X-URBANISM
Mario Gandelsonas
Studies on the american grids, how to speak about cities, through their radical substances.
Los Angeles
The uniquely American one-mile grid, the relentless continental grid that organizes the megalopolis, is seen in contrast to the urban grids and the boulevards
Boston - The Head and the neck
Alternating sector of urban fabric and fields - with or without building objects - form the head of Boston. The neck, can seen as the result of the overlapping of different grids. Interventions made after World War II have deeply affected the morphology of Boston, erasing entire areas of the close-knit fabrid of the seventeenth and eighteenth centuries and replacing them with Modernist-inspired building developments.

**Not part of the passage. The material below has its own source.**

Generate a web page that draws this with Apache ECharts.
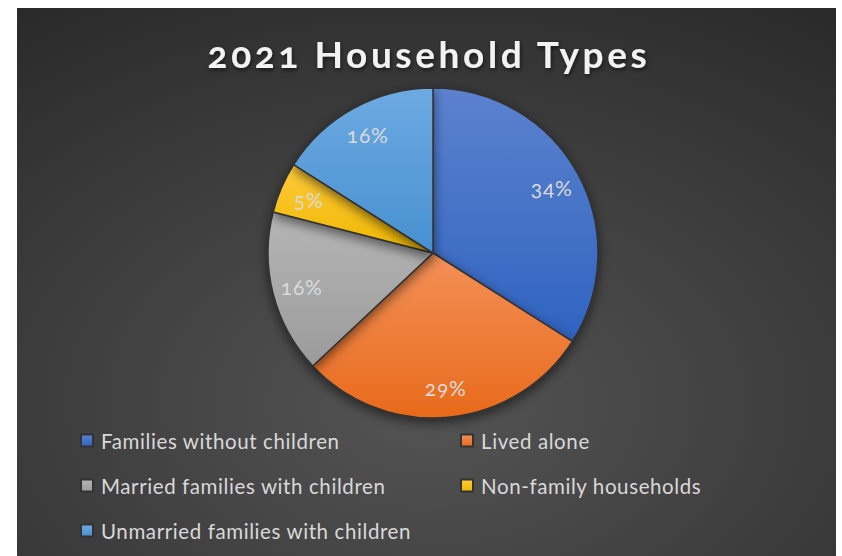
<!DOCTYPE html>
<html>
<head>
<meta charset="utf-8">
<style>
  html, body { margin: 0; padding: 0; background: #ffffff; }
  #chart { width: 842px; height: 556px; }
  /* tracking and old-style figures for the title, legend and slice labels */
  #chart text[style*="37px"] { letter-spacing: 3.6px; font-variant-numeric: oldstyle-nums; }
  #chart text[style*="20.5px"] { letter-spacing: 0.6px; }
  #chart text[style*="21px"] { letter-spacing: 0.8px; font-variant-numeric: oldstyle-nums; }
</style>
<script src="https://cdn.jsdelivr.net/npm/echarts@6/dist/echarts.min.js"></script>
</head>
<body>
<div id="chart"></div>
<script>
// Household type shares for 2021 (percent)
const categories = [
  'Families without children',
  'Lived alone',
  'Married families with children',
  'Non-family households',
  'Unmarried families with children'
];
const shares = [34, 29, 16, 5, 16];

// Slice fills: lighter at the top, deeper at the bottom
const sliceTop = ['#5c82ce', '#f39058', '#b6b6b6', '#ffcb3c', '#6eaae2'];
const sliceBottom = ['#2f63c0', '#e86a1b', '#9b9b9b', '#efb700', '#4790d0'];

function vGrad(top, bottom) {
  return new echarts.graphic.LinearGradient(0, 0, 0, 1, [
    { offset: 0, color: top },
    { offset: 1, color: bottom }
  ]);
}

const pieData = categories.map((name, i) => ({
  name: name,
  value: shares[i],
  itemStyle: { color: vGrad(sliceTop[i], sliceBottom[i]) }
}));

const labelData = categories.map((name, i) => ({ name: name, value: shares[i] }));

const chart = echarts.init(document.getElementById('chart'), null, { renderer: 'svg' });

const textColor = '#d9d9d9';
const legendText = {
  color: textColor, fontSize: 20.5, fontFamily: 'Lato', lineHeight: 20,
  padding: [0, 0, 0, 3]
};
const legendBase = {
  orient: 'vertical',
  top: 430,
  padding: 0,
  icon: 'rect',
  itemWidth: 12,
  itemHeight: 12,
  itemGap: 24,
  textStyle: legendText
};

chart.setOption({
  backgroundColor: '#ffffff',
  graphic: [{
    type: 'rect',
    z: -10,
    silent: true,
    shape: { x: 17, y: 8, width: 819, height: 548 },
    style: {
      fill: {
        type: 'radial', x: 0.5, y: 0.72, r: 0.95,
        colorStops: [
          { offset: 0, color: '#545454' },
          { offset: 1, color: '#262626' }
        ]
      }
    }
  }],
  title: {
    text: '2021 Household Types',
    left: 424,
    textAlign: 'center',
    top: 30,
    textStyle: {
      color: '#f2f2f2',
      fontFamily: 'Lato',
      fontWeight: 'bold',
      fontSize: 37,
      textShadowColor: 'rgba(0,0,0,0.6)',
      textShadowBlur: 4,
      textShadowOffsetX: 1,
      textShadowOffsetY: 2
    }
  },
  legend: [
    Object.assign({}, legendBase, { left: 80, data: [categories[0], categories[2], categories[4]] }),
    Object.assign({}, legendBase, { left: 460, data: [categories[1], categories[3]] })
  ],
  series: [{
    type: 'pie',
    name: 'Household types',
    center: [433, 253],
    radius: 165,
    startAngle: 90,
    clockwise: true,
    animation: false,
    label: { show: false },
    labelLine: { show: false },
    itemStyle: {
      borderColor: '#333333',
      borderWidth: 1.5,
      shadowColor: 'rgba(0,0,0,0.55)',
      shadowBlur: 12,
      shadowOffsetY: 4
    },
    emphasis: { disabled: true },
    data: pieData
  }, {
    // transparent ring that carries the percentage labels out toward the rim
    type: 'pie',
    name: 'Labels',
    center: [433, 253],
    radius: [100, 165],
    startAngle: 90,
    clockwise: true,
    animation: false,
    silent: true,
    z: 3,
    itemStyle: { color: 'rgba(0,0,0,0)' },
    emphasis: { disabled: true },
    label: {
      show: true,
      position: 'inside',
      formatter: '{d}%',
      color: textColor,
      fontFamily: 'Lato',
      fontSize: 21
    },
    labelLine: { show: false },
    data: labelData
  }]
});
</script>
</body>
</html>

The result is a series of discontinuous radical sectors of fabric alternating with sectors of objects in a field revealed by the analytical drawings. The peculiar topographic history of Boston (the leving of hills and the filling of Back Bay ) might partially explain the different degrees of resistance to change that characterize the historical fabric of Beacon Hill, for instance.
New Heaven
The original plan of New Heaven contained elements that should both insure the survival of the original grid - an oversized nine-square grid (825 total square feet) with a common green in the center - while also generating a new order for its development, several diagonal streets leading outward from the core. The radial field system surrounding the nine-square grid persists in the plan of New Heaven today. However, this description represents only a simple, perceptual understanding of the city.
Chicago
While the neutral geometric grid and the regular "beat" of intersections in the city of Chicago imply continuous movement, the accidents of the plan produce changing rythms and interruptions where movement stops.
The Ink drawings
he series of ink drawings examine two situations that produce these interruptions of the one-mile grid : the effect of the multiple diagonals that crisscross the plan, and the effect of topographic changes.